Glasgow gathered yesterday (Monday) to pay tribute to the fallen, marking the centenary of the outbreak of the First World War.
A service was held at Glasgow Cathedral and attended by Prince Charles, prime minister David Cameron, first minister Alex Salmond and UK politicians, followed by a wreath-laying ceremony at the cenotaph in George Square.
The city service was one of three events — in Glasgow, Belgium and London — forming the UK government’s centenary programme.
Glasgow lord provost and councillor Sadie Docherty said: “I hope people will be inspired over the coming four years to learn more about their own family and community’s war history.
“Glaswegians must have been scared and worried about what it would mean to them and their family. As we now know it was a war that changed our world forever.”
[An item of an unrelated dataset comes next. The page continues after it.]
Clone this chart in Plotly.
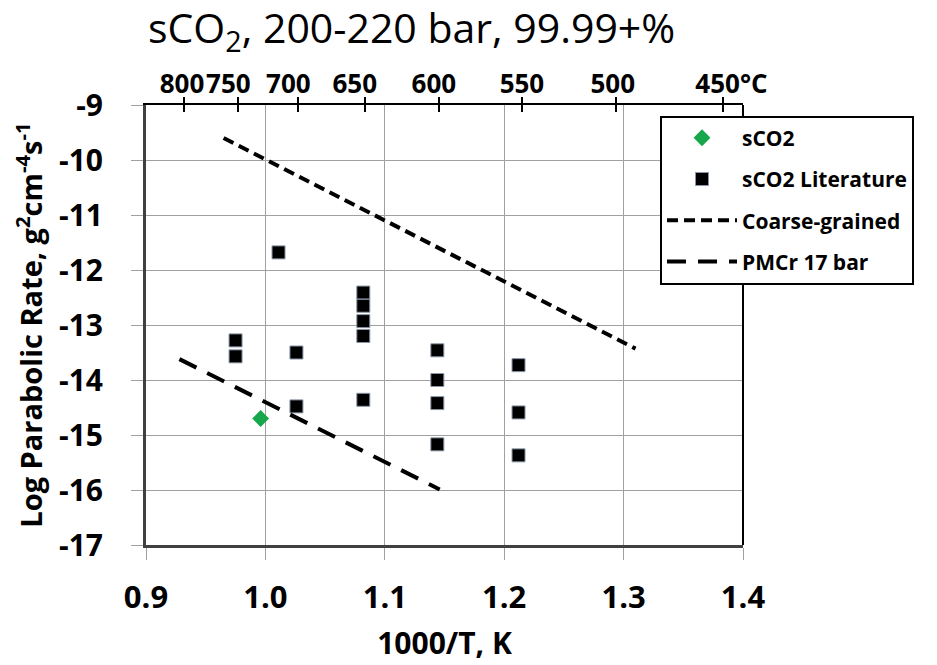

The city chambers also joined landmark buildings and households across the UK in an hour-long Lights Out event on Monday night.
The commemorations follow Glasgow’s World War One project, collecting stories of those who took part in the war effort, either on the front line or at home — visit First World War Glasgow to find out more.
As reported in last week’s Extra, councillor Ian McAlpine has issued a call for stories of wartime involving East Renfrewshire residents — for more info, contact email@example.com.
And paying tribute over in East Kilbride were the Nicol family, from Clarkston — some of the first visitors to a new sculpture in honour of those lost during WW1.
The shopping centre is the only location in Scotland to host one of the sculptures, by artist Mark Humphrey, which can hold over 3,000 poppies, in aid of Poppyscotland.